Buried Sunshines Burn is a new series of large-scale images on stainless steel plates, made in the spirit of the nineteenth century technique of heliography (derived from the Greek, meaning ‘sun writing’). Heliography was, historically, one of the earliest attempts to capture the sun’s rays to create an image. Bitumen, a naturally occurring asphalt collected by the artist from the La Brea, Carpinteria and McKittrick tar pits in California, is applied, as a viscous liquid, to metal plates, rendering them photosensitive. Exposed to UV light, as if by an artificial sun, the bitumen petrifies, baking the image onto the alloy’s surface. An original aerial photographic capture of Californian oil fields, anachronistically, remediated into heliography in the artist’s studio. Akin to previous works by Charrière, the materials constituent of image-making processes typically become the subject of their depictions. As is the case with Buried Sunshines Burn, which manifest hydrocarbons both as their subject matter and material underpinning, mirroring the history of Los Angeles as a megalopolis built on and with fossil fuels. It reveals the leviathan sinews of, among others, the Kern River Oil Field in the San Joaquin Valley, the Placerita and Aliso Canyon Oil Fields in Santa Clarita, as well as the enormous Inglewood Oil Field underneath LA, the presence of which transformed this once desert into an epicenter of image-making.
Golden swirls glimmer and entice, patterns and textures illegible from the ground unfurl to reveal an expansive labyrinthine network of dirt roads, snaking around pits of petroleum.
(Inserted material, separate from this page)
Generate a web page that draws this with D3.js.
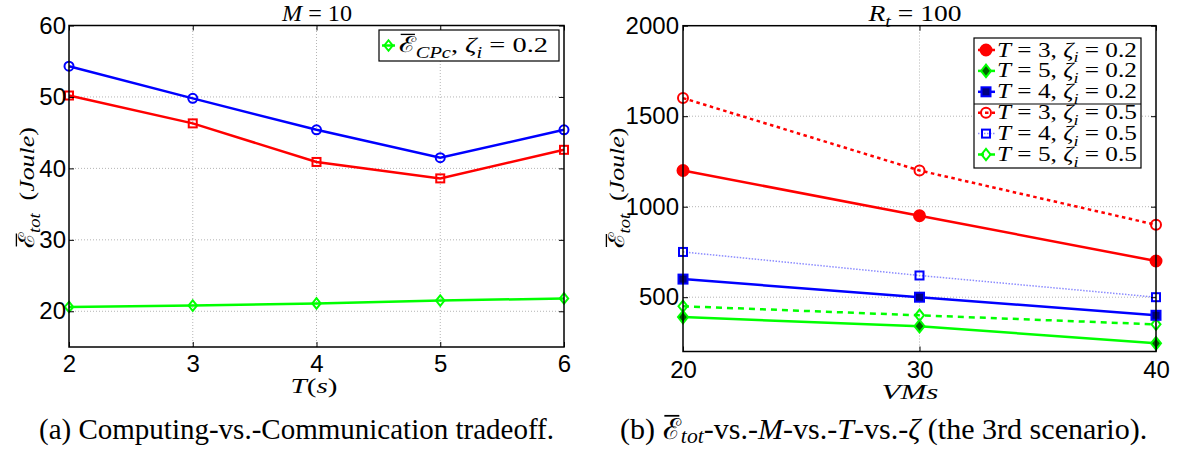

These images are unstable: scenic details come in and out of focus, and the viewer’s attention slips from close-up material confrontation to sudden, pictorial, elevations. The title of this work Buried Sunshines Burn, hints at an inherent repetition, a looping back onto itself. It is a recursive phrase. By using bitumen as both the topic and the means, these images embody photography’s extractivist origins and lay bare the complexities and paradoxes of visual culture and the technological infrastructures that have come to underpin it.
Erratic rocks are collateral objects, dragged over vast distances by glacial surges, to become anomalies and anachronisms in the locations where they ultimately reside. These rocks have fascinated geologists and artists precisely because of their unlikely mobility. A grid of holes has been drilled into the erratic relic presented in Not All Who Wander Are Lost, employing a similar diamond drilling technique to that used in mining. The extracted columns of material, reminiscent of geological core samples, are then arranged as a primitive conveyor belt, onto which the perforated rock is mounted, awaiting transport. These columns contain glimmers of precious metals: aluminium, brass, copper, silver, and steel, tokens whose allure only invites more, and deeper, extractive projects. The technological precision of this work’s manufacture is offset by its elemental sculptural composition, recalling mythical efforts to shape the earth at Stonehenge, or Giza, or the holed megaliths positioned to align with the rising sun to create sacred moments: all of them human attempts to be geological that still maintain their confounding mystery.
Considered together, this exhibition of works express Charrière’s characteristic position: on the cusp of poetry and waste, of urgency and futility. They cannot be read as anything other than indictments of anthropocene conditions, and yet they categorically refuse any pretence to journalistic remove: they are themselves always materially implicated, never dispassionate reports. Charrière brings forth the deep mystery of the natural world, and overlays it with the telling, cruel conundrum that there is nothing new under the sun.